Let k be a field of characteristic 0 and let

Stkᵑ(k) (n = 0,1,2,…,∞)

denote the category of n-Artin algebraic stacks of finite type over k whose diagonal is affine (0-stacks are varieties, 1-stacks are the usual Artin stacks, etc.).
For every n≥0 we put a “scissor’’–Grothendieck group on these stacks as follows (this is exactly the set-up used by B. Toën).

Definition. K₀(Stkᵑ) is the free abelian group generated by isomorphism classes [X] of n-stacks X∈Stkᵑ(k) subject to the three relations

(1) Cut–paste: if Z⊂X is closed with open complement U,
[ X ] = [ Z ] + [ U ].

(2) g-equivalence: if f:X→Y is representable and induces a bijection X( k̄ ) → Y( k̄ ) on geometric points, then [X]=[Y].

(3) Vector bundles: if E→X is a vector bundle of rank r,
[ E ] = 𝔏ʳ ·[ X ] with 𝔏=[𝔸¹].

These are the relations already needed for 1-stacks; no new relations are introduced when n>1. The product is given by fibre product over Spec k, so we obtain a commutative ring K₀(Stkᵑ).

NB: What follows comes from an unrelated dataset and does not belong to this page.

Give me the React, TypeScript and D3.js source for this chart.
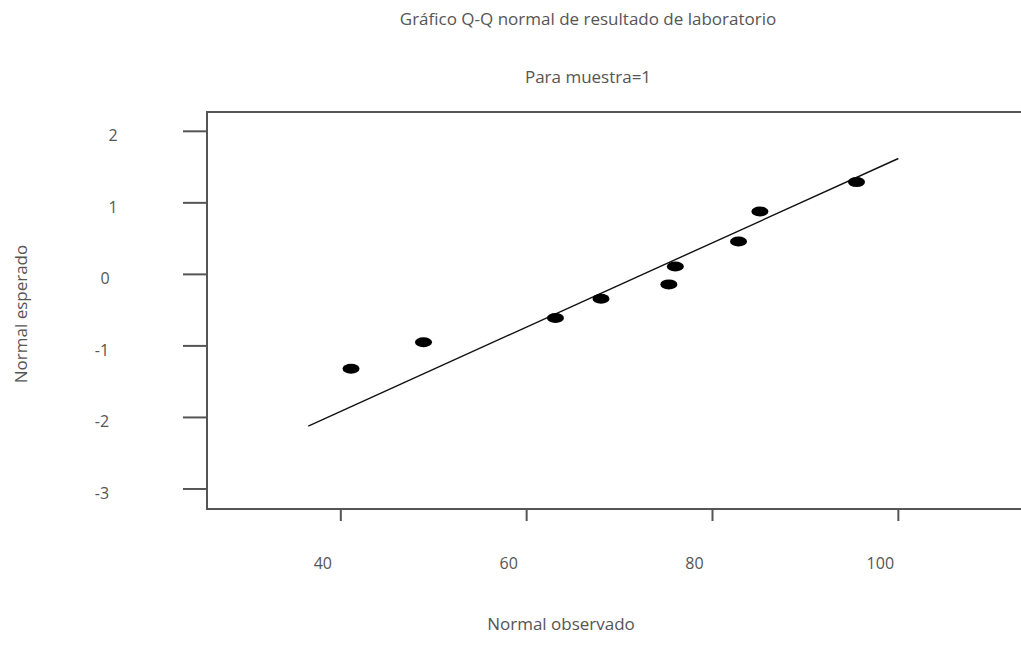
import React, { useEffect, useRef } from 'react';
import * as d3 from 'd3';

// observed values (x) and expected normal (y)
const observed = [41.1, 48.9, 63.1, 68.0, 75.3, 76.0, 82.8, 85.1, 95.5];
const expected = [-1.32, -0.95, -0.61, -0.34, -0.14, 0.11, 0.46, 0.88, 1.29];

// reference line end points
const lineX = [36.5, 100];
const lineY = [-2.12, 1.62];

const xTicks = [40, 60, 80, 100];
const yTicks = [2, 1, 0, -1, -2, -3];

const title = 'Gráfico Q-Q normal de resultado de laboratorio';
const subtitle = 'Para muestra=1';
const xLabel = 'Normal observado';
const yLabel = 'Normal esperado';

function App() {
    const ref = useRef<SVGSVGElement>(null);

    useEffect(() => {
        drawChart();
    }, []);

    function drawChart() {
        const width = 1021;
        const height = 661;
        const svg = d3.select(ref.current);
        svg.selectAll('*').remove();

        const margin = { top: 112, right: 0, bottom: 152, left: 207 };
        const font = '"Open Sans", sans-serif';
        const textColor = '#555';

        const x = d3.scaleLinear()
            .domain([25.6, 113.2])
            .range([margin.left, width - margin.right]);

        const y = d3.scaleLinear()
            .domain([-3.28, 2.27])
            .range([height - margin.bottom, margin.top]);

        const axisColor = '#555';

        // frame: left, top, bottom
        svg.append('path')
            .attr('d', `M${width},${margin.top}H${margin.left}V${height - margin.bottom}H${width}`)
            .attr('fill', 'none')
            .attr('stroke', axisColor)
            .attr('stroke-width', 2);

        // y ticks
        const yg = svg.append('g');
        yg.selectAll('line')
            .data(yTicks)
            .join('line')
            .attr('x1', margin.left - 24)
            .attr('x2', margin.left)
            .attr('y1', d => y(d))
            .attr('y2', d => y(d))
            .attr('stroke', axisColor)
            .attr('stroke-width', 2);
        yg.selectAll('text')
            .data(yTicks)
            .join('text')
            .attr('x', d => d > 0 ? 113 : d === 0 ? 105 : 102)
            .attr('y', d => y(d) + 10)
            .attr('text-anchor', 'middle')
            .attr('font-family', font)
            .attr('font-size', 16)
            .attr('fill', textColor)
            .text(d => d);

        // x ticks
        const xg = svg.append('g');
        xg.selectAll('line')
            .data(xTicks)
            .join('line')
            .attr('x1', d => x(d))
            .attr('x2', d => x(d))
            .attr('y1', height - margin.bottom)
            .attr('y2', height - margin.bottom + 12)
            .attr('stroke', axisColor)
            .attr('stroke-width', 2);
        xg.selectAll('text')
            .data(xTicks)
            .join('text')
            .attr('x', d => x(d) - 18)
            .attr('y', 569)
            .attr('text-anchor', 'middle')
            .attr('font-family', font)
            .attr('font-size', 16)
            .attr('fill', textColor)
            .text(d => d);

        // reference line
        const line = d3.line<number>()
            .x(d => x(d))
            .y((d, i) => y(lineY[i]));
        svg.append('path')
            .attr('d', line(lineX))
            .attr('fill', 'none')
            .attr('stroke', '#111')
            .attr('stroke-width', 1.4);

        // points
        svg.append('g')
            .selectAll('ellipse')
            .data(observed)
            .join('ellipse')
            .attr('cx', d => x(d))
            .attr('cy', (d, i) => y(expected[i]))
            .attr('rx', 8.5)
            .attr('ry', 5)
            .attr('fill', '#000');

        // titles
        const label = (txt: string, tx: number, ty: number, rot = 0) =>
            svg.append('text')
                .attr('transform', `translate(${tx},${ty}) rotate(${rot})`)
                .attr('text-anchor', 'middle')
                .attr('font-family', font)
                .attr('font-size', 17)
                .attr('fill', textColor)
                .text(txt);

        label(title, 588, 25);
        label(subtitle, 588, 83);
        label(xLabel, 561, 630);
        label(yLabel, 27, 314, -90);
    }

    return (
        <svg
            ref={ref}
            width={1021}
            height={661}
            style={{ position: 'absolute', left: 0, top: 0, background: '#fff' }}
        />
    );
}

export default App;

Notice that for n=0 the third relation is automatic (it is a consequence of 1), so K₀(Stk⁰) is the usual Grothendieck ring of varieties K₀(Varₖ).

1. Toën’s theorem

The key result is the following theorem of Bertrand Toën (Grothendieck rings of n-Artin stacks, 2005, Th. 3.10).

Theorem (Toën).
For every n≥1 the obvious truncation functor
τ_{\le1}: Stkᵑ → Stk¹
induces an isomorphism of rings

 τ_{\le1*}: K₀(Stkᵑ)  ≅→  K₀(Stk¹).

In particular K₀(Stk¹) ≅ K₀(Stk²) ≅ … ≅ K₀(Stk^∞); the Grothendieck ring stabilises as soon as one allows 1-stacks.

Sketch of proof idea.
Write an n-stack F as the successive homotopy-fibre product along its Postnikov tower

 F → τ_{\le n-1}F → … → τ_{\le1}F.

Each stage is obtained from the previous one by gluing a higher K(A,i)–bundle for some affine group scheme A (A is unipotent when i>1). These K(A,i)–bundles are Zariski-locally trivial, and the vector-bundle relation (3) together with the g-equivalence relation allows one to kill the contribution of K(A,i) in the Grothendieck ring. Inductively one gets [F] = [τ_{\le1}F].

2. Identification with a localisation of K₀(Varₖ)

Long before one reaches “higher’’ stacks, already 1-stacks force one to invert certain classes. If we set

S = { 𝔏, 𝔏ᵐ−1  (m≥1), [GL_r]  (r≥1) } ⊂ K₀(Varₖ),

then Toën proves that the natural map

K₀(Varₖ)[S^{-1}] → K₀(Stk¹)

is an isomorphism. Combining this with the theorem above we get

K₀(Stkᵑ) ≅ K₀(Varₖ)[ 𝔏, 𝔏ᵐ−1, [GL_r] ]^{-1}      for every n≥1.

Thus allowing 2-, 3-, …, ∞-stacks does not enlarge the ring any further.

3. What information is really lost?

For an n-stack F, its class only depends on τ_{\le1}F, not merely on π₀(F). Example:

BGₘ (1-stack)  π₀(BGₘ)=pt,
but [BGₘ] = (𝔏−1)^{-1} ≠ 1.

So higher homotopy groups (π₂,π₃,…) do not contribute, but the group-action data already present in the 1-truncation does.

4. Answer to the original question

• Yes, one can define a Grothendieck ring for underived higher Artin stacks exactly as for varieties or ordinary stacks.

• The ring stabilises at level 1: for any n≥1 K₀(Stkᵑ) ≅ K₀(Stk¹).

• Equivalently, every class [F] of an n-stack satisfies [F] = [τ_{\le1}F] in the Grothendieck ring. It is false that [F]=[π₀(F)] in general (BGₘ is the standard counter-example).

• Consequently

 K₀(Stkᵑ) ≅ K₀(Varₖ)[ 𝔏, 𝔏ᵐ−1, [GL_r] ]^{-1}     (n≥1).

So, passing from ordinary (1-) stacks to higher (underived) stacks introduces no new elements in the Grothendieck ring beyond those that were already forced by 1-stacks.